**Task details:** Return the lines that follow, exactly as they appear, from the first through the one containing "1-341/405, 1-78/457+0.005, (341-17)/405])"; no pictures are to be included.

----------------

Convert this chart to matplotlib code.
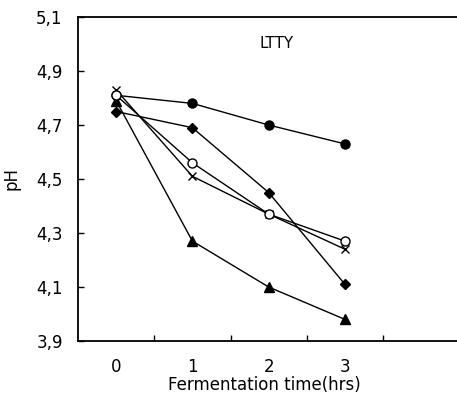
import matplotlib
matplotlib.use("Agg")
import matplotlib.pyplot as plt

plt.rcParams['font.family'] = ['DejaVu Sans']

times = ["0", "1", "2", "3"]
y_ticks = [3.9, 4.1, 4.3, 4.5, 4.7, 4.9, 5.1]
y_tick_labels = ["3,9", "4,1", "4,3", "4,5", "4,7", "4,9", "5,1"]

s_filled_circle = [4.81, 4.78, 4.70, 4.63]
s_diamond = [4.75, 4.69, 4.45, 4.11]
s_open_circle = [4.81, 4.56, 4.37, 4.27]
s_cross = [4.83, 4.51, 4.37, 4.24]
s_triangle = [4.79, 4.27, 4.10, 3.98]

fig = plt.figure(figsize=(4.57, 4.05), dpi=100)
ax = fig.add_axes([78/457, 1-341/405, 1-78/457+0.005, (341-17)/405])

x = list(range(len(times)))
ax.plot(x, s_filled_circle, color='black', lw=1.0, marker='o', ms=6.5, mfc='black', mec='black', zorder=3)
ax.plot(x, s_diamond, color='black', lw=1.0, marker='D', ms=5.5, mfc='black', mec='black', zorder=3)
ax.plot(x, s_open_circle, color='black', lw=1.0, marker='o', ms=6.5, mfc='white', mec='black', mew=1.0, zorder=4)
ax.plot(x, s_cross, color='black', lw=1.0, marker='x', ms=6, mec='black', mew=1.0, zorder=3)
ax.plot(x, s_triangle, color='black', lw=1.0, marker='^', ms=7, mfc='black', mec='black', zorder=3)

ax.set_xlim(-0.5, 4.5)
ax.set_ylim(3.9, 5.1)

ax.set_yticks(y_ticks)
ax.set_yticklabels(y_tick_labels)
ax.set_xticks([0.5, 1.5, 2.5, 3.5])
ax.set_xticklabels([])
ax.set_xticks(x, minor=True)
ax.set_xticklabels(times, minor=True)

ax.tick_params(axis='y', direction='in', length=4, width=1, pad=11, labelsize=12)
ax.tick_params(axis='x', which='major', direction='in', length=4, width=1)
ax.tick_params(axis='x', which='minor', length=0, pad=12, labelsize=12)

for side in ['left', 'top', 'bottom']:
    ax.spines[side].set_linewidth(1.3)
ax.spines['right'].set_visible(False)

ax.set_ylabel('pH', fontsize=12)
ax.yaxis.set_label_coords(-0.15, 0.5)
ax.set_xlabel('Fermentation time(hrs)', fontsize=12)
ax.xaxis.set_label_coords(0.49, -0.108)
ax.text(2.1, 5.0, 'LTTY', fontsize=11, ha='center', va='center')

fig.savefig('out.png', dpi=100)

----------------

**Written response:**
Convert this chart to matplotlib code.
import matplotlib
matplotlib.use("Agg")
import matplotlib.pyplot as plt

plt.rcParams['font.family'] = ['DejaVu Sans']

times = ["0", "1", "2", "3"]
y_ticks = [3.9, 4.1, 4.3, 4.5, 4.7, 4.9, 5.1]
y_tick_labels = ["3,9", "4,1", "4,3", "4,5", "4,7", "4,9", "5,1"]

s_filled_circle = [4.81, 4.78, 4.70, 4.63]
s_diamond = [4.75, 4.69, 4.45, 4.11]
s_open_circle = [4.81, 4.56, 4.37, 4.27]
s_cross = [4.83, 4.51, 4.37, 4.24]
s_triangle = [4.79, 4.27, 4.10, 3.98]

fig = plt.figure(figsize=(4.57, 4.05), dpi=100)
ax = fig.add_axes([78/457, 1-341/405, 1-78/457+0.005, (341-17)/405])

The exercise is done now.